SS-Oberscharführer Wilhelm Boger aus Stuttgart folterte in Auschwitz

In Ausschwitz regierte auf besonders brutale Weise der Gestapo-Mitarbeiter und SS-Oberscharführer Wilhelm Boger aus Stuttgart, der im Frankfurter Ausschwitz-Prozess 1965 betonte: „Während der nationalsozialistischen Herrschaft gab es für mich nur den Gesichtspunkt: die gegebenen Befehle des Vorgesetzten auszuführen. Ohne mein Zutun komme ich nach Ausschwitz. Keinen Zweifel will ich offenlassen, dass die verschärften Vernehmungen, wie ich sie befohlen von mir auch ausgeführt wurden. Aber nicht das Auschwitz als grausame Vernichtungsstätte des europäischen Judentums stand im Mittelpunkt meiner Betrachtungen, sondern allein die Bekämpfung der polnischen Widerstandsbewegung und des Bolschewismus.“

Von 7000 Beschäftigten des Reichssicherheitshauptamtes wurden nur sieben verurteilt

7000 Beschäftigte des Reichssicherheitshauptamtes, zu dem SS, Gestapo und Kriminalpolizei zählten, wurden im Auftrag der Berliner Generalstaatsanwaltshaft in den 1960er Jahren durchleuchtet. 3000 davon wurden als verdächtig eingestuft, sieben am Ende verurteilt.
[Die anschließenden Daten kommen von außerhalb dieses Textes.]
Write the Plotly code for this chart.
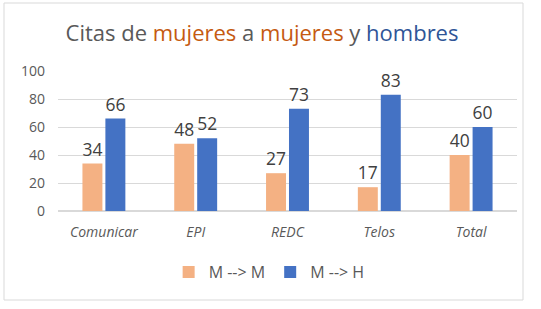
import plotly.graph_objects as go

categories = ["Comunicar", "EPI", "REDC", "Telos", "Total"]
mm_values = [34, 48, 27, 17, 40]
mh_values = [66, 52, 73, 83, 60]
series_names = ["M --> M", "M --> H"]
y_ticks = [0, 20, 40, 60, 80, 100]

W, H = 541, 309
L, R, T, B = 58, 24, 71, 98
pw = W - L - R
ph = H - T - B

font_family = "Open Sans, Liberation Sans, sans-serif"

fig = go.Figure()
fig.add_trace(go.Bar(x=categories, y=mm_values, name=series_names[0],
                     marker=dict(color="#F4B183", line=dict(width=0)),
                     text=mm_values, textposition="outside",
                     textfont=dict(size=18, color="#404040"), cliponaxis=False))
fig.add_trace(go.Bar(x=categories, y=mh_values, name=series_names[1],
                     marker=dict(color="#4472C4", line=dict(width=0)),
                     text=mh_values, textposition="outside",
                     textfont=dict(size=18, color="#404040"), cliponaxis=False))

fig.update_layout(
    width=W, height=H,
    margin=dict(l=L, r=R, t=T, b=B, pad=0),
    paper_bgcolor="white", plot_bgcolor="white",
    barmode="group", bargap=0.5, bargroupgap=0.13,
    font=dict(family=font_family, color="#595959"),
    title=dict(
        text="Citas de <span style='color:#C55A11'>mujeres</span> a "
             "<span style='color:#C55A11'>mujeres</span> y "
             "<span style='color:#2F5597'>hombres</span>",
        x=(262 - 0) / W, xanchor="center", y=1 - 33 / H, yanchor="middle",
        font=dict(size=22, color="#595959", family=font_family)),
    xaxis=dict(showgrid=False, showline=False, ticks="",
               tickfont=dict(size=14, color="#595959", family=font_family, style="italic"),
               ticklabelstandoff=11),
    yaxis=dict(range=[0, 100], tickvals=y_ticks, showgrid=True, gridcolor="#D9D9D9",
               gridwidth=1, zeroline=True, zerolinecolor="#D9D9D9", showline=False,
               tickfont=dict(size=14, color="#595959", family=font_family),
               ticklabelstandoff=12),
    legend=dict(orientation="h", x=0.46, xanchor="center", y=(211 - 272) / ph,
                yanchor="middle", font=dict(size=16, color="#595959", family=font_family),
                itemwidth=30, traceorder="normal"),
    showlegend=True,
)

# chart border
fig.add_shape(type="rect", xref="paper", yref="paper",
              x0=(4 - L) / pw, x1=(523 - L) / pw,
              y0=(211 - 300) / ph, y1=(211 - 3) / ph,
              line=dict(color="#D9D9D9", width=1), fillcolor="rgba(0,0,0,0)", layer="below")

fig.write_html("out.html", config={"displayModeBar": False},
               post_script="document.body.style.margin='0';document.body.style.overflow='hidden';")
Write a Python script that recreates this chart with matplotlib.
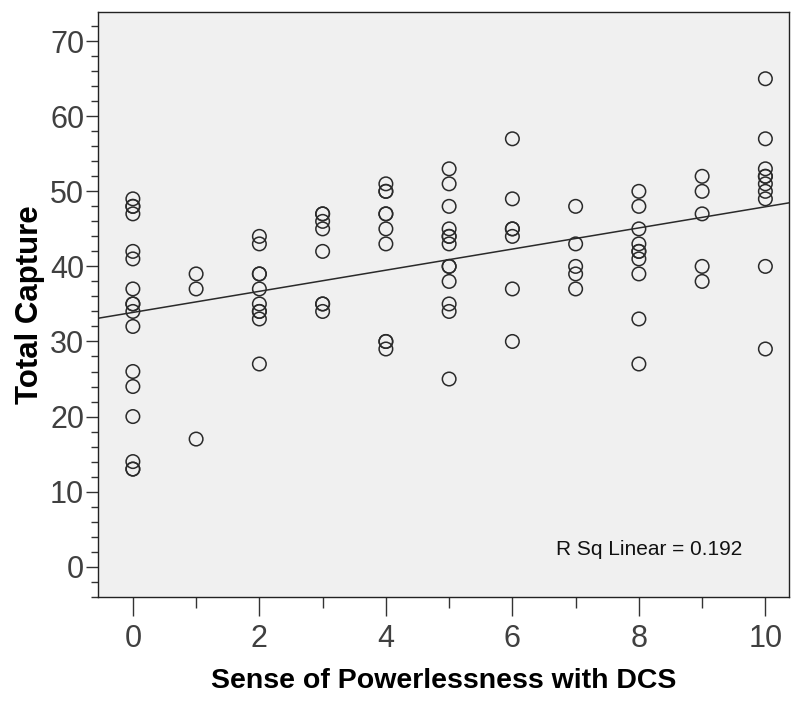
import matplotlib
matplotlib.use("Agg")
import matplotlib.pyplot as plt
import numpy as np
from matplotlib.ticker import MultipleLocator

# Sense of Powerlessness with DCS (x) -> Total Capture values (y)
powerless_levels = [0, 1, 2, 3, 4, 5, 6, 7, 8, 9, 10]
capture_by_level = [
    [49, 48, 48, 47, 42, 41, 37, 35, 35, 34, 32, 26, 24, 20, 14, 13, 13],
    [39, 37, 17],
    [44, 43, 39, 39, 37, 35, 34, 34, 33, 27],
    [47, 47, 46, 45, 42, 35, 35, 34],
    [51, 50, 50, 47, 47, 45, 43, 30, 30, 29],
    [53, 51, 48, 45, 44, 44, 43, 40, 40, 38, 35, 34, 25],
    [57, 49, 45, 45, 44, 37, 30],
    [48, 43, 40, 39, 37],
    [50, 48, 45, 43, 42, 42, 41, 39, 33, 27],
    [52, 50, 47, 40, 38],
    [65, 57, 53, 52, 52, 51, 50, 49, 40, 29],
]
r_sq_text = "R Sq Linear = 0.192"

x = np.concatenate([[lv] * len(v) for lv, v in zip(powerless_levels, capture_by_level)]).astype(float)
y = np.concatenate(capture_by_level).astype(float)

plt.rcParams["font.family"] = ["Liberation Sans", "DejaVu Sans"]

fig = plt.figure(figsize=(7.91, 7.02), dpi=100)
ax = fig.add_axes([0.124, 0.150, 0.874, 0.833])
ax.set_facecolor("#f0f0f0")

xlim = (-0.55, 10.38)
ax.set_xlim(*xlim)
ax.set_ylim(-4.0, 73.9)

ax.scatter(x, y, s=95, facecolors="none", edgecolors="#2a2a2a", linewidths=1.1, zorder=3)

# least squares fit line across the full axis
slope, intercept = np.polyfit(x, y, 1)
xs = np.array(xlim)
ax.plot(xs, intercept + slope * xs, color="#2a2a2a", linewidth=1.1, zorder=2)

ax.text(0.932, 0.08, r_sq_text, transform=ax.transAxes, ha="right", va="center",
        fontsize=15, color="#111111")

for s in ax.spines.values():
    s.set_color("#222222")
    s.set_linewidth(1.0)

ax.xaxis.set_major_locator(MultipleLocator(2))
ax.xaxis.set_minor_locator(MultipleLocator(1))
ax.yaxis.set_major_locator(MultipleLocator(10))
ax.yaxis.set_minor_locator(MultipleLocator(2))
ax.tick_params(axis="x", which="major", length=14, width=1, color="#333333", pad=6)
ax.tick_params(axis="x", which="minor", length=8, width=1, color="#333333")
ax.tick_params(axis="y", which="major", length=9, width=1, color="#333333", pad=1)
ax.tick_params(axis="y", which="minor", length=5, width=1, color="#333333")
for lab in ax.get_xticklabels() + ax.get_yticklabels():
    lab.set_fontsize(22)
    lab.set_color("#404040")

ax.set_xlabel("Sense of Powerlessness with DCS", fontsize=20.5, fontweight="bold", labelpad=10)
ax.set_ylabel("Total Capture", fontsize=22.5, fontweight="bold", labelpad=4)

fig.savefig("out.png", dpi=100)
Paula Lutum-Lenger, Direktorin vom Haus der Geschichte baden-Württemberg, sagt zur Bedeutung der Akten der Berliner Generalstaatsanwaltshaft heute:„ Wir als Historiker müssen sagen, dass das für uns heute eine große Quelle ist. Ein enorm wichtiger Quellenbestand. Ob sie über Zwangsarbeit arbeiten, ob man sich mit Konzentrationslagern mit all den Verbrechen des NS-Staates beschäftigt, kann man aus diesen Akten, die dort für die Vorermittlung zusammengetragen wurden, einen enormen Wissenschaftsschatz finden, der uns in der Forschung und in der Kenntnis über diese Zeit sehr viel liefert.“

Hinter der Chiffre „Gestapo“ standen handelnde Menschen

Ein Bestand, der daran erinnert, dass hinter der Chiffre „Gestapo“ aktiv handelnde Menschen standen, die sich entscheiden mussten, ob und wie weit sie mit einem verbrecherischen Staat gemeinsame Sache machen.  An dieser Stelle schlägt die Ausstellung den Bogen in die Gegenwart und man sieht sich mit der Frage konfrontiert: Was bedeutet es, korrekt zu handeln?